Questa volta si tratta di una lettera di raccomandazione firmata da un assessore regionale abruzzese, con tanto di lista di nomi allegata. Tutto su carta intestata dell’ente pubblico. Formalmente una «richiesta d’informazioni sull’esito della selezione dei seguenti candidati…», in pratica una “pressione” per favorire pochi a danno di trentamila persone che avevano presentato il loro curriculum per partecipare una selezione per appena duecentocinquanta posti di lavoro. Pochi giorni dopo è stata recapitata all’assessore la lettera di risposta della multinazionale. 
Questo il testo: «Gentile assessore, per sua etica professionale Ikea non rilascia informazioni a terzi in merito a candidati ad opportunità  occupazionali, e ragioni di privacy ci portano a comunicare solo ai diretti interessati il risultato delle selezioni. Il processo di selezione è da sempre impostato sulla base di criteri professionali attinenti alla competenza, alla motivazione e all’esperienza di chi si propone. Siamo certi che questo nostro atteggiamento, improntato alla valorizzazione del merito e a correttezza deontologica, sia ampiamente apprezzato sia dai nostri collaboratori che dai nostri clienti». 
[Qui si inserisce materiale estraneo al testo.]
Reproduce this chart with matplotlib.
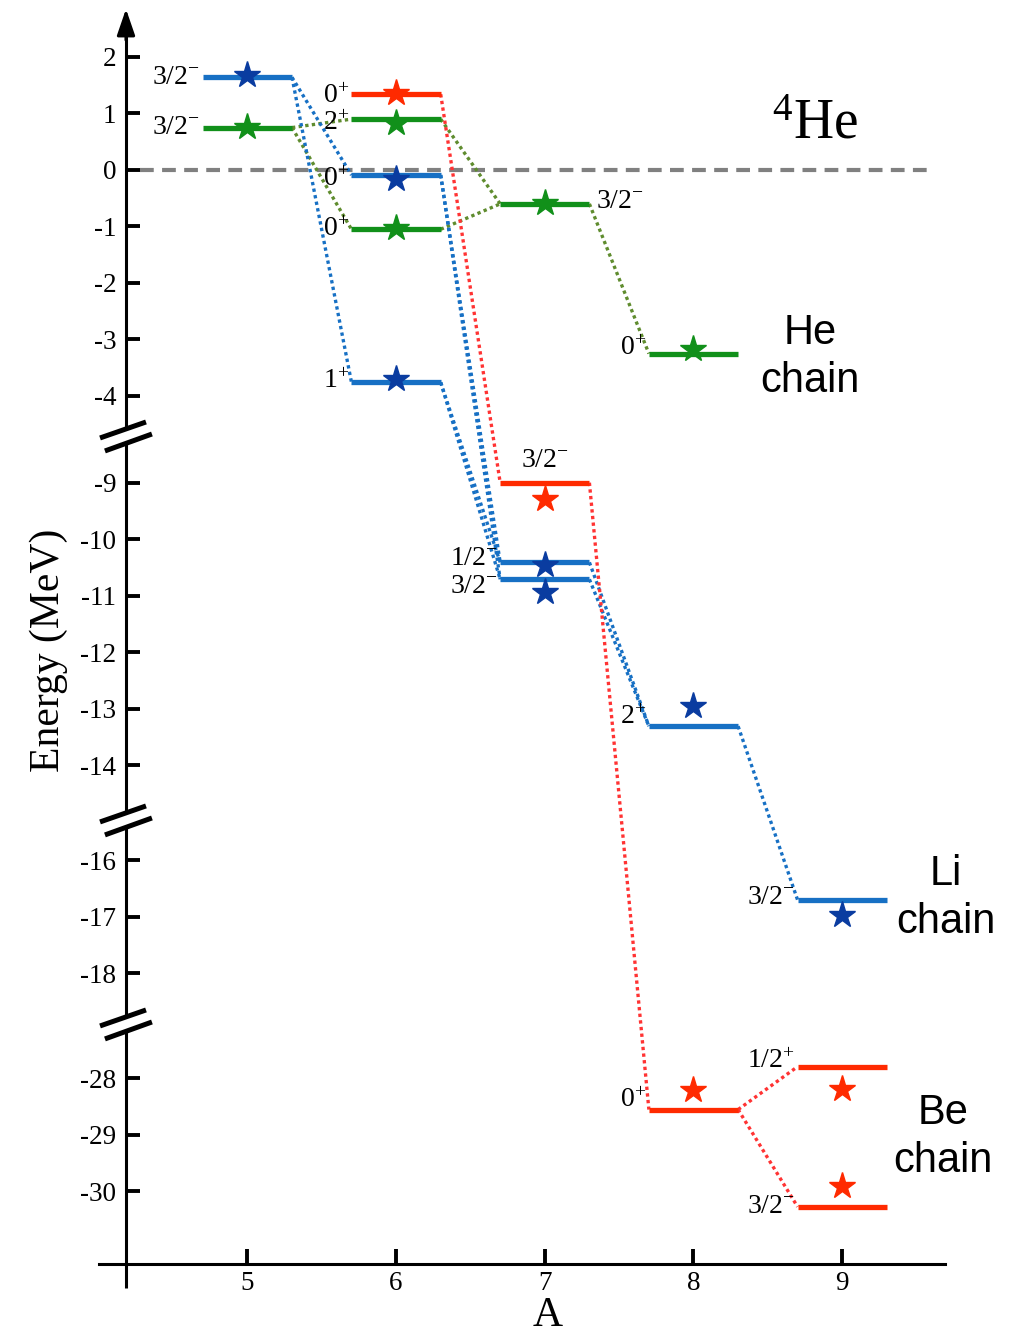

E nella terra di Remo Gaspari (ex ministro noto per le migliaia di lettere di raccomandazioni inviate durante la sua carriera politica) questa risposta ha fatto molto rumore, nonostante i tentativi di riservatezza da parte di tutti gli interessati. E così la casa svedese nel confermare a Repubblica la notizia ha evitato di rendere pubblico il nome del politico protagonista della vicenda: «Per una questione di stile», spiegano dalla direzione generale svedese. «Del resto non è certo la prima volta – ammette Valerio Di Bussolo, responsabile alle relazioni esterne dell’Ikea Italia – e va precisato che rispetto al passato notiamo un calo delle raccomandazioni», sottolinea. «La novità , forse, risiede nel fatto che abbiamo deciso di rispondere a questo genere di lettere perché riteniamo che non possiamo esimerci più dal prendere una posizione ufficiale in vicende del genere. Occorre necessariamente far comprendere alle amministrazioni locali che tipo di azienda è la nostra. La selezione per noi è un momento fondamentale. Scegliere personale che abbia merito, competenza, motivazione ed esperienza non è facile, ma è molto importante». 
Ma non sono solo i politici a chiedere “assunzioni” pilotate. Nei corridoi della sede italiana della multinazionale c’è ancora chi ricorda le pressioni di un vescovo per dei posti di lavoro nella sede dell’Ikea di Firenze.